**WHAT THE TASK REQUIRES**
Quote every line as written. Omit pictures.

**DATASET CONTENT**
□ □ □

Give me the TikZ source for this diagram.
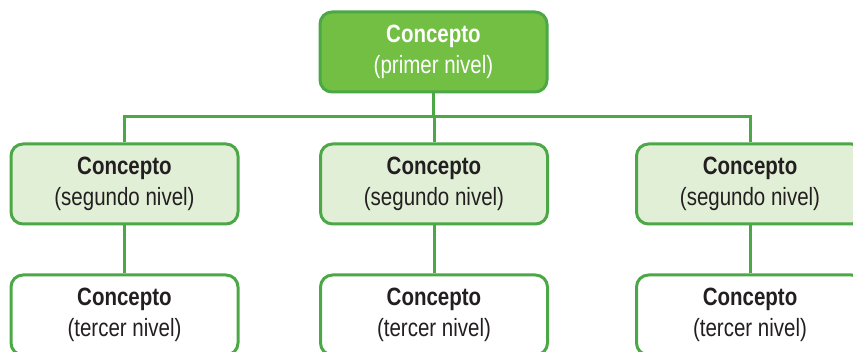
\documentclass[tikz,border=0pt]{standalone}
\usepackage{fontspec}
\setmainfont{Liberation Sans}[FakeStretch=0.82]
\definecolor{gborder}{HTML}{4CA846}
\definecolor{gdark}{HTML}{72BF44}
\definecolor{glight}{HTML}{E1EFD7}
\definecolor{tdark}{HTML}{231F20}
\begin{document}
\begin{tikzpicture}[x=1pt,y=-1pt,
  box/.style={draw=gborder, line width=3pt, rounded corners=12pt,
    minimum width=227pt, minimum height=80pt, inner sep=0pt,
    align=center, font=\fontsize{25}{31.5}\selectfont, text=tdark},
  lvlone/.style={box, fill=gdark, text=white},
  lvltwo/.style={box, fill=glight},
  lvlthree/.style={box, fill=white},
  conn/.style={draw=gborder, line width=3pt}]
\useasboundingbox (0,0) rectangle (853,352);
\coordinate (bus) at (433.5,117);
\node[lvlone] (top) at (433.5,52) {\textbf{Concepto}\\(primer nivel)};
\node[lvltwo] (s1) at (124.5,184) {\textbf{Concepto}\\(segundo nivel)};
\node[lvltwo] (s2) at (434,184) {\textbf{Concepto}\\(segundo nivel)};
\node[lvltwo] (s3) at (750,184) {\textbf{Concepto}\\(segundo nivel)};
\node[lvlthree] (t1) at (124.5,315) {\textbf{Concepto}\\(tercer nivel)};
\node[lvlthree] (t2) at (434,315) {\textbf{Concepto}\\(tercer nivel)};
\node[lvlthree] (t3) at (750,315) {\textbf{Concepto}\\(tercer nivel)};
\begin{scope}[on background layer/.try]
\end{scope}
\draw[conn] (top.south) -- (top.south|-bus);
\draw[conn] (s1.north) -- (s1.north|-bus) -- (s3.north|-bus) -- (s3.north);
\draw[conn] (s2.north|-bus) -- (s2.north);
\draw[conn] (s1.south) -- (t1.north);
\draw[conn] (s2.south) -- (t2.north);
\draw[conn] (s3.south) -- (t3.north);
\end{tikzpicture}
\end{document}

□ □ □

**FULL OUTPUT**
Give me the TikZ source for this diagram.
\documentclass[tikz,border=0pt]{standalone}
\usepackage{fontspec}
\setmainfont{Liberation Sans}[FakeStretch=0.82]
\definecolor{gborder}{HTML}{4CA846}
\definecolor{gdark}{HTML}{72BF44}
\definecolor{glight}{HTML}{E1EFD7}
\definecolor{tdark}{HTML}{231F20}
\begin{document}
\begin{tikzpicture}[x=1pt,y=-1pt,
  box/.style={draw=gborder, line width=3pt, rounded corners=12pt,
    minimum width=227pt, minimum height=80pt, inner sep=0pt,
    align=center, font=\fontsize{25}{31.5}\selectfont, text=tdark},
  lvlone/.style={box, fill=gdark, text=white},
  lvltwo/.style={box, fill=glight},
  lvlthree/.style={box, fill=white},
  conn/.style={draw=gborder, line width=3pt}]
\useasboundingbox (0,0) rectangle (853,352);
\coordinate (bus) at (433.5,117);
\node[lvlone] (top) at (433.5,52) {\textbf{Concepto}\\(primer nivel)};
\node[lvltwo] (s1) at (124.5,184) {\textbf{Concepto}\\(segundo nivel)};
\node[lvltwo] (s2) at (434,184) {\textbf{Concepto}\\(segundo nivel)};
\node[lvltwo] (s3) at (750,184) {\textbf{Concepto}\\(segundo nivel)};
\node[lvlthree] (t1) at (124.5,315) {\textbf{Concepto}\\(tercer nivel)};
\node[lvlthree] (t2) at (434,315) {\textbf{Concepto}\\(tercer nivel)};
\node[lvlthree] (t3) at (750,315) {\textbf{Concepto}\\(tercer nivel)};
\begin{scope}[on background layer/.try]
\end{scope}
\draw[conn] (top.south) -- (top.south|-bus);
\draw[conn] (s1.north) -- (s1.north|-bus) -- (s3.north|-bus) -- (s3.north);
\draw[conn] (s2.north|-bus) -- (s2.north);
\draw[conn] (s1.south) -- (t1.north);
\draw[conn] (s2.south) -- (t2.north);
\draw[conn] (s3.south) -- (t3.north);
\end{tikzpicture}
\end{document}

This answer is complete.